Count how many lines contain the word "with". Please give only the number.

* **Exercise data**
------------------------------------
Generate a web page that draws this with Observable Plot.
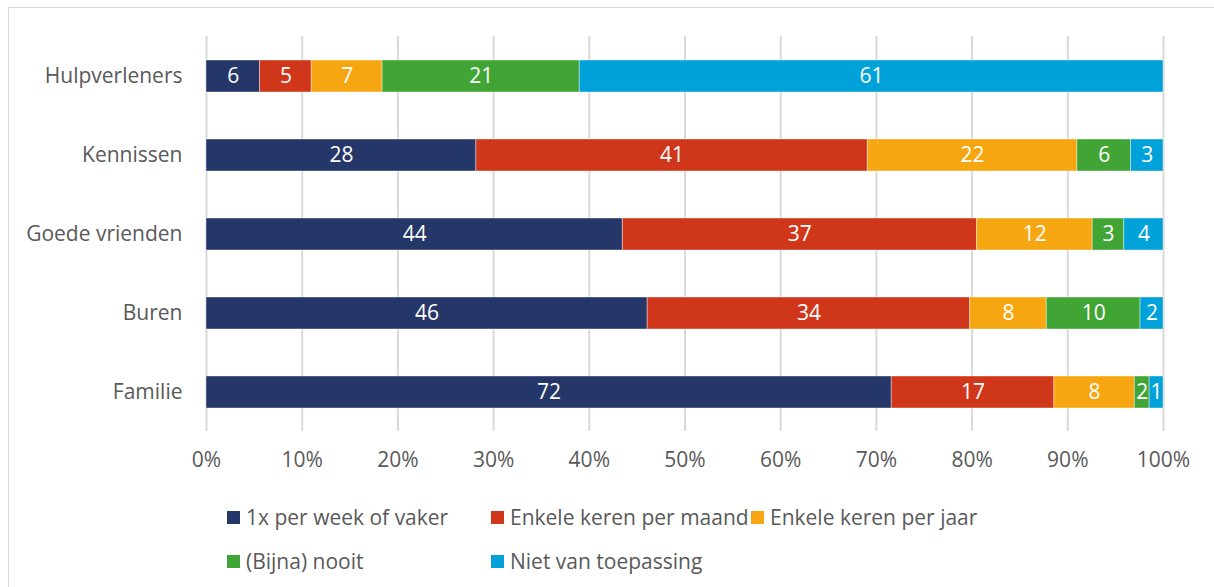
------------------------------------
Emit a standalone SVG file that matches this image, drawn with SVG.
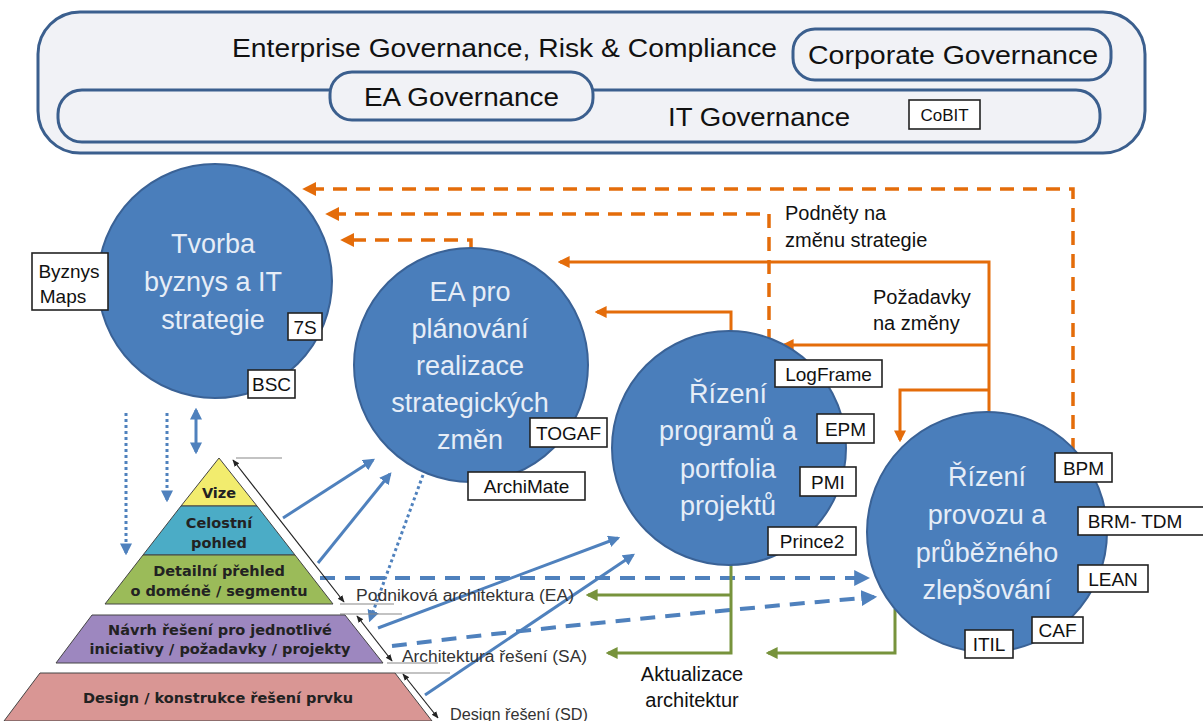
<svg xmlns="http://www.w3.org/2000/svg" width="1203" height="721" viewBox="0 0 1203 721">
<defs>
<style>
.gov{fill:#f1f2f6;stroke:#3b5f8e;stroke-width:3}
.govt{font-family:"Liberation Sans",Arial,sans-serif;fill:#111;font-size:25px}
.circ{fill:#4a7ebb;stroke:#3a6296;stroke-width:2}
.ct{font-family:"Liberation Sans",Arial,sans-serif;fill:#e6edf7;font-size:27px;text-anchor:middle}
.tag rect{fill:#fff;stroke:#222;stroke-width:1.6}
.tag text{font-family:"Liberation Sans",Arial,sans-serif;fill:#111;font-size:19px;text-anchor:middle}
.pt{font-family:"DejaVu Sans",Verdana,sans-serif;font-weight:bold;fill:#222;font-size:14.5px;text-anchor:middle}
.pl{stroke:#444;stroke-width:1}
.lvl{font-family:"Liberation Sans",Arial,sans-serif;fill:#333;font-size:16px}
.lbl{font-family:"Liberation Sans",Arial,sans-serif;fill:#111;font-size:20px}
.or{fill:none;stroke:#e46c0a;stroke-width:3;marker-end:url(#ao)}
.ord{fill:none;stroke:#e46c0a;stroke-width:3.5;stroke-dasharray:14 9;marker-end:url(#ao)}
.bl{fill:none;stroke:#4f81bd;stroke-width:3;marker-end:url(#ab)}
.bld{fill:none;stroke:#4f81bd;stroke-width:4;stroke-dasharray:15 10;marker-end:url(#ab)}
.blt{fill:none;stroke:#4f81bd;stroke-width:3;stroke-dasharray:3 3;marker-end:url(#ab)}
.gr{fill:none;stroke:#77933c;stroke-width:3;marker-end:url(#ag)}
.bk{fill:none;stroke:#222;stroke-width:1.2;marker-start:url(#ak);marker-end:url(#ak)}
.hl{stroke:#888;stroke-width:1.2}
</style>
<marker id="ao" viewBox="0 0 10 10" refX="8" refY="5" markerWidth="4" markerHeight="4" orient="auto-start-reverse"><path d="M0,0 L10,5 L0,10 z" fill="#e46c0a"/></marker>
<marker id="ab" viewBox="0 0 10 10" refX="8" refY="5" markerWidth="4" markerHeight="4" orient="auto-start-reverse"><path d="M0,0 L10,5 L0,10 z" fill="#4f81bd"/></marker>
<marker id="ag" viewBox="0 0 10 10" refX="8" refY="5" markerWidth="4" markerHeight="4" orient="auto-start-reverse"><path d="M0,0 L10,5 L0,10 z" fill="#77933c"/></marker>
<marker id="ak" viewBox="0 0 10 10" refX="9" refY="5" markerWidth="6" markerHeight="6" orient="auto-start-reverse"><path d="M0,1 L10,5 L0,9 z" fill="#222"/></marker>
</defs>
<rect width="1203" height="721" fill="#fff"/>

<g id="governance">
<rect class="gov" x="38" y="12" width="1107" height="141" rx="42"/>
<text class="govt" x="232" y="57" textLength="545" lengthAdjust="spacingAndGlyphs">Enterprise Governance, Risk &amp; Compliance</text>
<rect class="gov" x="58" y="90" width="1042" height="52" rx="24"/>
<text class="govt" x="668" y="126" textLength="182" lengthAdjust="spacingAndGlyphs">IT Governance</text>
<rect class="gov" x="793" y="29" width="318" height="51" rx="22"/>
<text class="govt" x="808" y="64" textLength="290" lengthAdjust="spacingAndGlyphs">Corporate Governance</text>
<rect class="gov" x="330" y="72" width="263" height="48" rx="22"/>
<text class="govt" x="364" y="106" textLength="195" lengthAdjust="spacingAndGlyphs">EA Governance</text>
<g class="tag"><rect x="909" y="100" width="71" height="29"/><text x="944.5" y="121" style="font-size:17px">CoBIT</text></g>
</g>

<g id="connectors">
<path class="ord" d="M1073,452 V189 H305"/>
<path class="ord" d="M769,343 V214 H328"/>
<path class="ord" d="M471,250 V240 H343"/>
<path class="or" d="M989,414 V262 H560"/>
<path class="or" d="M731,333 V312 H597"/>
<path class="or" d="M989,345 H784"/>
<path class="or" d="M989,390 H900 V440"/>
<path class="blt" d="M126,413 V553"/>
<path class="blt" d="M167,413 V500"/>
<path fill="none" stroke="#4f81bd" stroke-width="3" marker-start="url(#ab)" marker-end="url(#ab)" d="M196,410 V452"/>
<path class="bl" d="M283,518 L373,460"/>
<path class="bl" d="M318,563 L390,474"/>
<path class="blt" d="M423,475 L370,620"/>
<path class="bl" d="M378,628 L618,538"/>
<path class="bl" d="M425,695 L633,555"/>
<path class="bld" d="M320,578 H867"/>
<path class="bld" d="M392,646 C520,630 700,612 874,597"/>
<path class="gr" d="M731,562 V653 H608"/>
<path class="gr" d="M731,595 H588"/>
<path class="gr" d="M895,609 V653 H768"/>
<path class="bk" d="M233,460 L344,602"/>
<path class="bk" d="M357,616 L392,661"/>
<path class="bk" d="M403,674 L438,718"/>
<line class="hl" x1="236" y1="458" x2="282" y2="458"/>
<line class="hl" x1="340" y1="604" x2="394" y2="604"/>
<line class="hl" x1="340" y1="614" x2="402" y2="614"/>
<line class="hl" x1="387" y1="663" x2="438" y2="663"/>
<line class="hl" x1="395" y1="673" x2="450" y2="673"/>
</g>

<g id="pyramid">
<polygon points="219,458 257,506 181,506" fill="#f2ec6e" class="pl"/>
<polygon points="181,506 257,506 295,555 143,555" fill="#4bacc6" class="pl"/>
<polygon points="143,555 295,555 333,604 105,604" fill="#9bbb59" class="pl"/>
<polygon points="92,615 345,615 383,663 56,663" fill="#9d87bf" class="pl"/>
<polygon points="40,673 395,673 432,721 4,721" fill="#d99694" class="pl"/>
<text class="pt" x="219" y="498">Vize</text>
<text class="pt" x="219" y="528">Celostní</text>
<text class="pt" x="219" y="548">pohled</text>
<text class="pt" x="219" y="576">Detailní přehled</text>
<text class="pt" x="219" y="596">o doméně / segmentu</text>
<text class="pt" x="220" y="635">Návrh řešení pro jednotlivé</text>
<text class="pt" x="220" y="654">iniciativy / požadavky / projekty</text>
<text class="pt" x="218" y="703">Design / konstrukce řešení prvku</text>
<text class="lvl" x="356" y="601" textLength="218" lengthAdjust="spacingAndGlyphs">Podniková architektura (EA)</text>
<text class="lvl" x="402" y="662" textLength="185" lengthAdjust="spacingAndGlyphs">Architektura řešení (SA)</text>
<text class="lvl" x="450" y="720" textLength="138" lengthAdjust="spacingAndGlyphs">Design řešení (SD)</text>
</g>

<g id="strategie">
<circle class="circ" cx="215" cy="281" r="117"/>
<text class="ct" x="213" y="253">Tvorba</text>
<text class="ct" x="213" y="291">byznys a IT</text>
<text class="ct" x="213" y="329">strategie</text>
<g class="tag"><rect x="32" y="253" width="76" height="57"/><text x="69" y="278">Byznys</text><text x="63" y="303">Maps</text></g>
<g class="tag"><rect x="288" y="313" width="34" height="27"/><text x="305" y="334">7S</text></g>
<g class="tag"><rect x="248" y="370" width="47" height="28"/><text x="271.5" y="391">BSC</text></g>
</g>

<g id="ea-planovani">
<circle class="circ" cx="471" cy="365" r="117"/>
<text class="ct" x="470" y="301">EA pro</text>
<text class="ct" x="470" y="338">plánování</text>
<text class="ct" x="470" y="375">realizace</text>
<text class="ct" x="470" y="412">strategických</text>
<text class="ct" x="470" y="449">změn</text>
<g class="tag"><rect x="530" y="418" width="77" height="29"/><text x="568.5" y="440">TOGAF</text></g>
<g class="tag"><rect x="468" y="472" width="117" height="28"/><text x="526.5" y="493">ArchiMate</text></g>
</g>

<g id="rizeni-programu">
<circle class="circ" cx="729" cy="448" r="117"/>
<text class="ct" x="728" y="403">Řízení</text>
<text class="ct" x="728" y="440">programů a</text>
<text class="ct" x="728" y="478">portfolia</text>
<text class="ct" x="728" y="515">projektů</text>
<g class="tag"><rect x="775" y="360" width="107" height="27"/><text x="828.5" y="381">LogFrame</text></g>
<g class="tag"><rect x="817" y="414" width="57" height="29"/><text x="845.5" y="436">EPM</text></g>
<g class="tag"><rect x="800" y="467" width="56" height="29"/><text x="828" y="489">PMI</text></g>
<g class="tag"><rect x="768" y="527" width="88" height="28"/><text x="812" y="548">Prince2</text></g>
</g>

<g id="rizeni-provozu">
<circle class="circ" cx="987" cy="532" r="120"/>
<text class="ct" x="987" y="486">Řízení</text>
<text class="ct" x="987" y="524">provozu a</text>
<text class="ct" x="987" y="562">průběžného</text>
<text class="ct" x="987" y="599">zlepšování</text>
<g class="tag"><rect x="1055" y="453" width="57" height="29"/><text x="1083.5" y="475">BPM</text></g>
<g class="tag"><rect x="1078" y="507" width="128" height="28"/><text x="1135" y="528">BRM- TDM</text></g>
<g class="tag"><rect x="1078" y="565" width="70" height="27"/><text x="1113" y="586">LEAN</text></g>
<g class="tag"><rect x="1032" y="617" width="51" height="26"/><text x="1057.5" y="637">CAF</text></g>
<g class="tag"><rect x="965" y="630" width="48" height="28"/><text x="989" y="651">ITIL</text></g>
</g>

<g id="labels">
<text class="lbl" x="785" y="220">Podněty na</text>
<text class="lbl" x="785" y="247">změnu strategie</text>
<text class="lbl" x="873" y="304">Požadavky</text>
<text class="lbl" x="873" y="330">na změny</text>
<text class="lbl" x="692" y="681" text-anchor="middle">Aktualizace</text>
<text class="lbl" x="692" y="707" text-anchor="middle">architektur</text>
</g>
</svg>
------------------------------------
* **Result**
2